Rep. Latta Introduces Bill to Require FCC to Analyze Costs and Benefits in Rulemakings

2/2. Rep. Bob Latta (R-OH) and Rep. Gus Bilirakis (R-FL) introduced HR 655 [LOC | WW], the "FCC 'ABCs' Act of 2015". This bill would require that the Federal Communications Commission (FCC) conduct an analysis of benefits and costs (ABCs) during a rule making proceeding.

This bill would also, in forbearance proceedings before the FCC, create a rebutable presumption that the conditions for forbearance have been met, and set the standard of clear and convincing evidence for overcoming that presumption.

The bill was referred to the House Commerce Committee (HCC). Rep. Latta and Rep. Bilirakis are members.

Cost and Benefits Analyses. This bill provides that before the FCC may adopt a rule "that may have an economically significant impact", it "shall include in the notice of proposed rule making or final rule, respectively, an analysis of the benefits and costs of the proposed or final rule that demonstrates that the benefits outweigh the costs".

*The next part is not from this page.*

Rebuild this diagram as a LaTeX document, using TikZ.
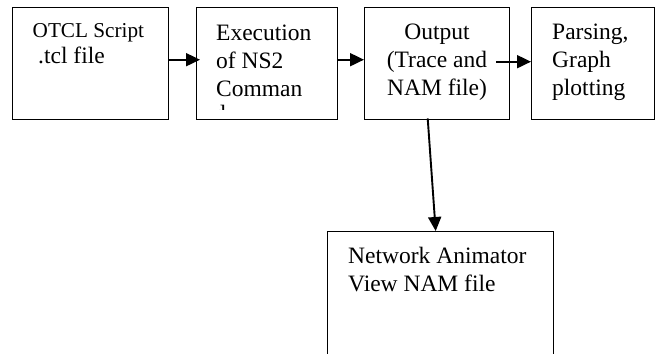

The bill defines the term "economically significant impact" as "an effect on the economy of $100,000,000 or more annually or a material adverse effect on the economy, a sector of the economy, productivity, competition, jobs, the environment, public health or safety, or State, local, or tribal governments or communities".

Presumption in Forbearance Proceedings. The bill also amends the forbearance section of the Communications Act, which is codified at 47 U.S.C. 160.

This section currently provides that the "shall forbear from applying any regulation or any provision of this chapter to a telecommunications carrier or telecommunications service, or class of telecommunications carriers or telecommunications services, in any or some of its or their geographic markets, if the Commission determines that --- (1) enforcement of such regulation or provision is not necessary to ensure that the charges, practices, classifications, or regulations by, for, or in connection with that telecommunications carrier or telecommunications service are just and reasonable and are not unjustly or unreasonably discriminatory; (2) enforcement of such regulation or provision is not necessary for the protection of consumers; and (3) forbearance from applying such provision or regulation is consistent with the public interest."

Biennial Regulatory Reviews. In addition, this bill provides that, in biennial regulatory reviews conducted pursuant to 47 U.S.C. 161, the FCC "shall presume, absent clear and convincing evidence to the contrary, that the regulation is no longer necessary in the public interest as the result of meaningful economic competition between providers of telecommunications service".